See, back in my day, a man came here, he stood in line, he took a number, he got stamped, poked, prodded, and they wrote his name down right, even if it had more vowels than a bingo hall. Then he went out and worked — he didn’t sit around expectin’ Uncle Sam to hand him a steak dinner. But now? You got people sneakin’ in, and everybody says, “Oh, let’s just look the other way, poor things!” Poor things, my foot! If I gotta follow the rules, why don’t they?

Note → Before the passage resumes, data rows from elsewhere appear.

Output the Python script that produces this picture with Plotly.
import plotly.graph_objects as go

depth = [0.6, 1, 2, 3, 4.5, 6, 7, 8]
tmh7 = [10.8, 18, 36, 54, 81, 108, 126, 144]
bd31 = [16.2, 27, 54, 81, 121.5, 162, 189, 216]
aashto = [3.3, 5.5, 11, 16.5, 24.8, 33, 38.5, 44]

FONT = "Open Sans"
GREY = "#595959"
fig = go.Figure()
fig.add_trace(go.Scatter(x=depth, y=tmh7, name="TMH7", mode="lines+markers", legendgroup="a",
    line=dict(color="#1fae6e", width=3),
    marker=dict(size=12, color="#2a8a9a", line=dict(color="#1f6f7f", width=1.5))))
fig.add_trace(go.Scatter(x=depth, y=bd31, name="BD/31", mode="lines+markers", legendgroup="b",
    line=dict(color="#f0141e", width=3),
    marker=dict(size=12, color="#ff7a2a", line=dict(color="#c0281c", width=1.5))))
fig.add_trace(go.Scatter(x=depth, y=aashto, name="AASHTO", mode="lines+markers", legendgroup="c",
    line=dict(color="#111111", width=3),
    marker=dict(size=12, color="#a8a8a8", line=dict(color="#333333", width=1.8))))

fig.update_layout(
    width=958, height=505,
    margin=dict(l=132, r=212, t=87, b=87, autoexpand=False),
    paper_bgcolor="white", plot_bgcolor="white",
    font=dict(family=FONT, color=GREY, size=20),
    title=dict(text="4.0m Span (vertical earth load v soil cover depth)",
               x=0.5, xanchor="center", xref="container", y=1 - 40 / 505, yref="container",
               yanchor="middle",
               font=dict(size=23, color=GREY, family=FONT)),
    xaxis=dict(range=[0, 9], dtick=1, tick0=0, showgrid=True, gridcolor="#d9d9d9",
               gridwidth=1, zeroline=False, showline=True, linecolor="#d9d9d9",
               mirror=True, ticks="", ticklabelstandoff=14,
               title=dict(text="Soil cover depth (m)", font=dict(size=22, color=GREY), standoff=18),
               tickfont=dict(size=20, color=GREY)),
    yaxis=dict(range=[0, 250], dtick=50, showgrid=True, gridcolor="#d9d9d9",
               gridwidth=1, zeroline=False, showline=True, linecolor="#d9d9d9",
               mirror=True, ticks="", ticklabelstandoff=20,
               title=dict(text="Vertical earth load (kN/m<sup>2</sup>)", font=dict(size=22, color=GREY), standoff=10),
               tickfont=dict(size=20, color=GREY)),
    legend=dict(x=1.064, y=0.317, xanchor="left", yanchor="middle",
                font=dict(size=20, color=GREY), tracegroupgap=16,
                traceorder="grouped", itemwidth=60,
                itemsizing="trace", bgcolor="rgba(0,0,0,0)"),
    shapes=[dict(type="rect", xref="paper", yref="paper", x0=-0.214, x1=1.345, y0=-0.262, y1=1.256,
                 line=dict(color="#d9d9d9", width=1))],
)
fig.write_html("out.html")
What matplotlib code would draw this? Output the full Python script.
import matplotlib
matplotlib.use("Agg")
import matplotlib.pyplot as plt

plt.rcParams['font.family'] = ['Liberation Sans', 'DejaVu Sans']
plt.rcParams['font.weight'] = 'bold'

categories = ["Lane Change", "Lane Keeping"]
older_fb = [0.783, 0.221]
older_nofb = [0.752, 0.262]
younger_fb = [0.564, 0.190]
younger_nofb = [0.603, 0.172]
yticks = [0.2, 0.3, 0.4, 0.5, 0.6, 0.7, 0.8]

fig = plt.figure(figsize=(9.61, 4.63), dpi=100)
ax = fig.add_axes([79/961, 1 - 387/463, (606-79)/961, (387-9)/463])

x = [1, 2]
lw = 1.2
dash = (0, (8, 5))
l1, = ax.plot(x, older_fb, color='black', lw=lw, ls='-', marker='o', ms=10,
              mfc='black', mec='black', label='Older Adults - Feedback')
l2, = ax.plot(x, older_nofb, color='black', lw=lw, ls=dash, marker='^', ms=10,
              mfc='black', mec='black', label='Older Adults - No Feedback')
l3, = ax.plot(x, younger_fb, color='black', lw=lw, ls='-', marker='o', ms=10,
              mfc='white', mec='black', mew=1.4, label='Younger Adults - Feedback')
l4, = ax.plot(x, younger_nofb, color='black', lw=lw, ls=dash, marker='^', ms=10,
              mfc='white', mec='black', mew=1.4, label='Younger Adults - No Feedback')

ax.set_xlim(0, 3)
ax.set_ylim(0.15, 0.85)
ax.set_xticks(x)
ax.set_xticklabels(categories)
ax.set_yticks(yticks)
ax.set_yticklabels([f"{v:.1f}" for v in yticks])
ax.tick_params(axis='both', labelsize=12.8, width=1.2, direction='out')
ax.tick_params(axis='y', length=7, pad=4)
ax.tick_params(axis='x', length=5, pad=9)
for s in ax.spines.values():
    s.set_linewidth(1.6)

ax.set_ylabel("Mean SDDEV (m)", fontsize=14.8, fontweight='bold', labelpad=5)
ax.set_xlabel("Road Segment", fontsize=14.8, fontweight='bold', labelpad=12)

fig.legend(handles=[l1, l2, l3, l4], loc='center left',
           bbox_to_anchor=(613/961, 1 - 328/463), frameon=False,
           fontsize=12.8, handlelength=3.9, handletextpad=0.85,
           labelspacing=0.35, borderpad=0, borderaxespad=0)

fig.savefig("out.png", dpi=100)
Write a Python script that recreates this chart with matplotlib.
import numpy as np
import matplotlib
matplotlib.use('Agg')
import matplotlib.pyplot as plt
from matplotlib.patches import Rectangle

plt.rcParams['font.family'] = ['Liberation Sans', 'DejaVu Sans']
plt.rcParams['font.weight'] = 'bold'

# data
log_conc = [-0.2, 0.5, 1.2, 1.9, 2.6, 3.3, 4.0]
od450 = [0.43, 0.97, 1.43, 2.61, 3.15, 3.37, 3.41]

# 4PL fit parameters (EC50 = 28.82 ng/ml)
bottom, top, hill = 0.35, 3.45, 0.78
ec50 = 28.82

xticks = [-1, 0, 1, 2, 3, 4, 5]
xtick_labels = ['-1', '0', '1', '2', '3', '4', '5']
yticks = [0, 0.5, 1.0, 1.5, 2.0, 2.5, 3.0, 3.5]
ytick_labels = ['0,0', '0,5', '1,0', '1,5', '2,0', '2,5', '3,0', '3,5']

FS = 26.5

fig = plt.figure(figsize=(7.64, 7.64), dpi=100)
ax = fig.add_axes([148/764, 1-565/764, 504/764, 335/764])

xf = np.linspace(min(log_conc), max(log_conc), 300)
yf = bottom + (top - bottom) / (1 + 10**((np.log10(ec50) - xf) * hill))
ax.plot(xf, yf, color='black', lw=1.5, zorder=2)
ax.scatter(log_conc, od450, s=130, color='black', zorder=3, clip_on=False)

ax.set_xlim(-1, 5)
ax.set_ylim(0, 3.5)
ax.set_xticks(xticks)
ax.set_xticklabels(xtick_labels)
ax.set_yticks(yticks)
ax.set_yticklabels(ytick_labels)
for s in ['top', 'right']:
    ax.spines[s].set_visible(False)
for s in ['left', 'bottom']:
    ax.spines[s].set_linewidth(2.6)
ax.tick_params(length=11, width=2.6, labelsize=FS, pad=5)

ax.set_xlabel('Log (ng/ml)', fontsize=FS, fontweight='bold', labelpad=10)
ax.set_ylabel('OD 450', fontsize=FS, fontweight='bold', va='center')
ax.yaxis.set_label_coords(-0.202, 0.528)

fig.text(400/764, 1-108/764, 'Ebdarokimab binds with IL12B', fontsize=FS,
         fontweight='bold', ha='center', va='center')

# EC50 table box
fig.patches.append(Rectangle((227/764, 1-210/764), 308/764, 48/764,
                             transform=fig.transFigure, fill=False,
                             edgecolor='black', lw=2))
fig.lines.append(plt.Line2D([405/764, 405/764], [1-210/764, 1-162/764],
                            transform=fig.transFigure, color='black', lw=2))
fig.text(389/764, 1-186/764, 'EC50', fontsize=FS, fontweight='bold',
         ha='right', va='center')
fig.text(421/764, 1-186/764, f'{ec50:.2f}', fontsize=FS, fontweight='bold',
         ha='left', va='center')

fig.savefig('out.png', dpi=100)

And don’t get me started on these politicians — everybody’s so busy bein’ nice they forgot how to lock the door. You try walkin’ into somebody’s house uninvited and see how fast you get chased out with a broom. But the whole country? “Oh no, come on in, here’s your free lunch, here’s your driver’s license, would you like a pillow for your head?”
Now don’t get me wrong, I ain’t against people wantin’ a better life. That’s how America got built — brick by brick, back by back, sweat by sweat. But there’s a way to do it, and sneakin’ in the back door ain’t it. You want in? Stand in line like everybody else, say please and thank you, and maybe learn a little English while you’re at it. Is that too much to ask?
There, I said it. Now go ahead, call me old‑fashioned. I’ll be sittin’ in my chair with a cigar, watchin’ the ball game, thank you very much.